Raw Text → AutoTokenizer → Token IDs → .h5/.bin → Store.load() → Store.fetch() → Dataset → Sampler → DataLoader → Training/Inference

Data Preparation

Raw text is tokenized via AutoTokenizer.encode() and saved as HDF5 (.h5) or binary (.bin + meta.json) files with keyed tensor groups.

Storage format is auto-detected by detect_format(); backends are dispatched via registry:

StoreFactory.create("h5")  → H5Store
StoreFactory.create("bin") → MmapStore

H5 backend supports shared memory via .share_memory_(). Bin (mmap) uses OS page-cache sharing natively.

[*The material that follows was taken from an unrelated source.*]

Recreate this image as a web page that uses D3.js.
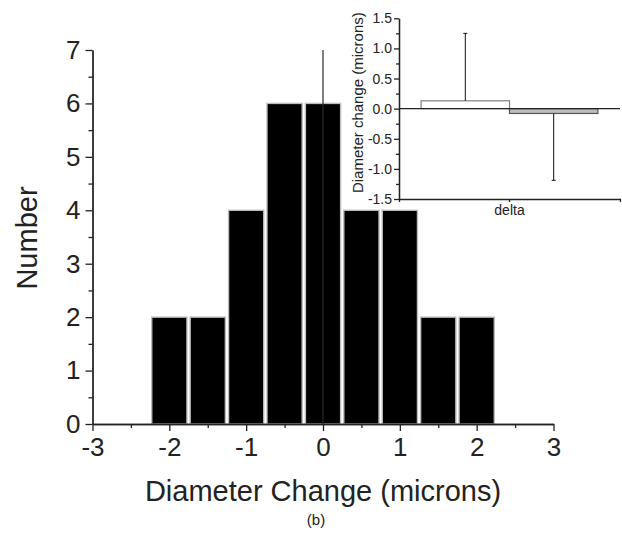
<!DOCTYPE html>
<html>
<head>
<meta charset="utf-8">
<script src="https://cdn.jsdelivr.net/npm/d3@7"></script>
<style>
body { margin: 0; background: #fff; }
svg { font-family: "Liberation Sans", Arial, sans-serif; }
.axis path, .axis line { stroke: #222; stroke-width: 1.3; }
.axis text { fill: #222; }
</style>
</head>
<body>
<script>
// histogram data
const binCenters = [-2, -1.5, -1, -0.5, 0, 0.5, 1, 1.5, 2];
const counts = [2, 2, 4, 6, 6, 4, 4, 2, 2];
const binWidth = 0.5;
const xTicks = [-3, -2, -1, 0, 1, 2, 3];
const xMinorTicks = [-2.5, -1.5, -0.5, 0.5, 1.5, 2.5];
const yTicks = [0, 1, 2, 3, 4, 5, 6, 7];
const yMinorTicks = [0.5, 1.5, 2.5, 3.5, 4.5, 5.5, 6.5];

// inset data
const insetCategories = ["delta"];
const insetSeries = ["up", "down"];
const insetMeans = [0.13, -0.08];
const insetErrors = [1.12, 1.11];
const insetTicks = [-1.5, -1.0, -0.5, 0.0, 0.5, 1.0, 1.5];
const insetMinorTicks = [-1.25, -0.75, -0.25, 0.25, 0.75, 1.25];

const width = 622;
const height = 539;

const svg = d3.select("body")
  .append("svg")
  .attr("width", width)
  .attr("height", height);

// main scales
const x = d3.scaleLinear().domain([-3, 3]).range([92.5, 553.5]);
const y = d3.scaleLinear().domain([0, 7]).range([424, 50]);

// bars
svg.selectAll(".bar")
  .data(counts)
  .enter()
  .append("rect")
  .attr("class", "bar")
  .attr("x", (d, i) => x(binCenters[i] - binWidth / 2) + 1.6)
  .attr("width", (d, i) => x(binCenters[i] + binWidth / 2) - x(binCenters[i] - binWidth / 2) - 3.2)
  .attr("y", d => y(d))
  .attr("height", d => y(0) - y(d))
  .attr("fill", "#000")
  .attr("stroke", "#bdbdbd")
  .attr("stroke-width", 1.4);

// zero line
svg.append("line")
  .attr("x1", x(0)).attr("x2", x(0))
  .attr("y1", y(7)).attr("y2", y(0))
  .attr("stroke", "#2a2a2a")
  .attr("stroke-width", 1.2);

// axes
const fmt = d => String(d);

svg.append("g")
  .attr("class", "axis")
  .attr("transform", `translate(0,${y(0)})`)
  .call(d3.axisBottom(x).tickValues(xMinorTicks).tickSize(4).tickSizeOuter(0).tickFormat(""));

svg.append("g")
  .attr("class", "axis")
  .attr("transform", `translate(0,${y(0)})`)
  .call(d3.axisBottom(x).tickValues(xTicks).tickSize(7).tickSizeOuter(0).tickPadding(7).tickFormat(fmt))
  .selectAll("text").attr("font-size", 26);

svg.append("g")
  .attr("class", "axis")
  .attr("transform", `translate(${x(-3)},0)`)
  .call(d3.axisLeft(y).tickValues(yMinorTicks).tickSize(4).tickSizeOuter(0).tickFormat(""));

svg.append("g")
  .attr("class", "axis")
  .attr("transform", `translate(${x(-3)},0)`)
  .call(d3.axisLeft(y).tickValues(yTicks).tickSize(7).tickSizeOuter(0).tickPadding(5).tickFormat(fmt))
  .selectAll("text").attr("font-size", 26);

svg.selectAll(".axis .domain").attr("fill", "none");

// titles
svg.append("text")
  .attr("x", 323).attr("y", 501)
  .attr("text-anchor", "middle")
  .attr("font-size", 29)
  .attr("fill", "#222")
  .text("Diameter Change (microns)");

svg.append("text")
  .attr("transform", "translate(37,238) rotate(-90)")
  .attr("text-anchor", "middle")
  .attr("font-size", 29)
  .attr("fill", "#222")
  .text("Number");

svg.append("text")
  .attr("x", 316).attr("y", 525)
  .attr("text-anchor", "middle")
  .attr("font-size", 15)
  .attr("fill", "#222")
  .text("(b)");

// inset
const xi = d3.scaleBand().domain(insetCategories).range([399, 620]).paddingInner(0).paddingOuter(0.125);
const xs = d3.scaleBand().domain(insetSeries).range([0, xi.bandwidth()]);
const yi = d3.scaleLinear().domain([-1.5, 1.5]).range([199, 18.3]);

const inset = svg.append("g");

inset.selectAll(".ibar")
  .data(insetMeans)
  .enter()
  .append("rect")
  .attr("class", "ibar")
  .attr("x", (d, i) => xi("delta") + xs(insetSeries[i]))
  .attr("width", xs.bandwidth())
  .attr("y", d => yi(Math.max(0, d)))
  .attr("height", d => Math.abs(yi(d) - yi(0)))
  .attr("fill", (d, i) => i == 0 ? "#fff" : "#bdbdbd")
  .attr("stroke", (d, i) => i == 0 ? "#808080" : "#555")
  .attr("stroke-width", 1.2);

// error bars
inset.selectAll(".err")
  .data(insetMeans)
  .enter()
  .append("g")
  .attr("class", "err")
  .each(function(d, i) {
    const cx = xi("delta") + xs(insetSeries[i]) + xs.bandwidth() / 2;
    const end = d >= 0 ? d + insetErrors[i] : d - insetErrors[i];
    d3.select(this).append("line")
      .attr("x1", cx).attr("x2", cx)
      .attr("y1", yi(d)).attr("y2", yi(end))
      .attr("stroke", "#111").attr("stroke-width", 1);
    d3.select(this).append("line")
      .attr("x1", cx - 2).attr("x2", cx + 2)
      .attr("y1", yi(end)).attr("y2", yi(end))
      .attr("stroke", "#111").attr("stroke-width", 1);
  });

// inset zero line
inset.append("line")
  .attr("x1", 399).attr("x2", 620)
  .attr("y1", yi(0)).attr("y2", yi(0))
  .attr("stroke", "#222").attr("stroke-width", 1.2);

inset.append("g")
  .attr("class", "axis")
  .attr("transform", `translate(0,${yi(-1.5)})`)
  .call(d3.axisBottom(xi).tickSize(3).tickSizeOuter(3).tickPadding(3))
  .selectAll("text").attr("font-size", 14);

inset.append("g")
  .attr("class", "axis")
  .attr("transform", "translate(399,0)")
  .call(d3.axisLeft(yi).tickValues(insetMinorTicks).tickSize(3).tickSizeOuter(0).tickFormat(""));

inset.append("g")
  .attr("class", "axis")
  .attr("transform", "translate(399,0)")
  .call(d3.axisLeft(yi).tickValues(insetTicks).tickSize(5).tickSizeOuter(0).tickPadding(2).tickFormat(d => d.toFixed(1)))
  .selectAll("text").attr("font-size", 14);

inset.selectAll(".axis path, .axis line").attr("stroke-width", 1.1);
svg.selectAll(".domain").attr("fill", "none");

inset.append("text")
  .attr("transform", `translate(363,${yi(0) - 6}) rotate(-90)`)
  .attr("text-anchor", "middle")
  .attr("font-size", 15)
  .attr("fill", "#222")
  .text("Diameter change (microns)");
</script>
</body>
</html>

Data Keys by Training Type

Type Storage Keys
seq sequence (→ input_ids, target_ids via offset-by-1)
sft sequence, loss_mask
dpo chosen, rejected, chosen_mask, rejected_mask
grpo prompts, responses, masks, rewards

Dataset Architecture

DatasetFactory.load(train_type, load_path, window_size, stride=None, storage_type=None)
  → BaseDataset.load(load_path, storage_type=None)
    → detect_format(load_path)
    → StoreFactory.create(storage_type)
    → Store.load(load_path)
      → H5Store._normalize() / MmapStore._normalize()
        → Store._data[Dict[str, List[Tensor]]] + _cum[Dict[str, List[int]]]
          → BaseDataset.__getitem__(idx)
            → get_index(idx) → [begin, end)
            → Store.fetch(begin, end, keys) → Tensor / Dict[str, Tensor]

window_size = max input length, stride = step between consecutive samples (defaults to window_size, optional). storage_type defaults to None (auto-detect via detect_format).

Store.fetch(begin, end, keys) accepts a single key (str) returning a Tensor, or a list of keys returning Dict[str, Tensor]. Internally uses bisect across multi-segment tensors. Raises RuntimeError("Store not loaded") if called before load().

Sampler

ResumableDistributedSampler supports checkpoint-aware distributed sampling:

  • Tracks start_epoch / start_iter for resume
  • Shuffle via torch.Generator(seed + epoch)
  • Per-replica index slicing for DDP

DataLoader

Standard PyTorch DataLoader with configurable batch_size, num_workers, pin_memory, prefetch_factor. Sampler produces indices; dataloader fetches tensor batches via __getitem__.

Document Update Time: 2026-05-30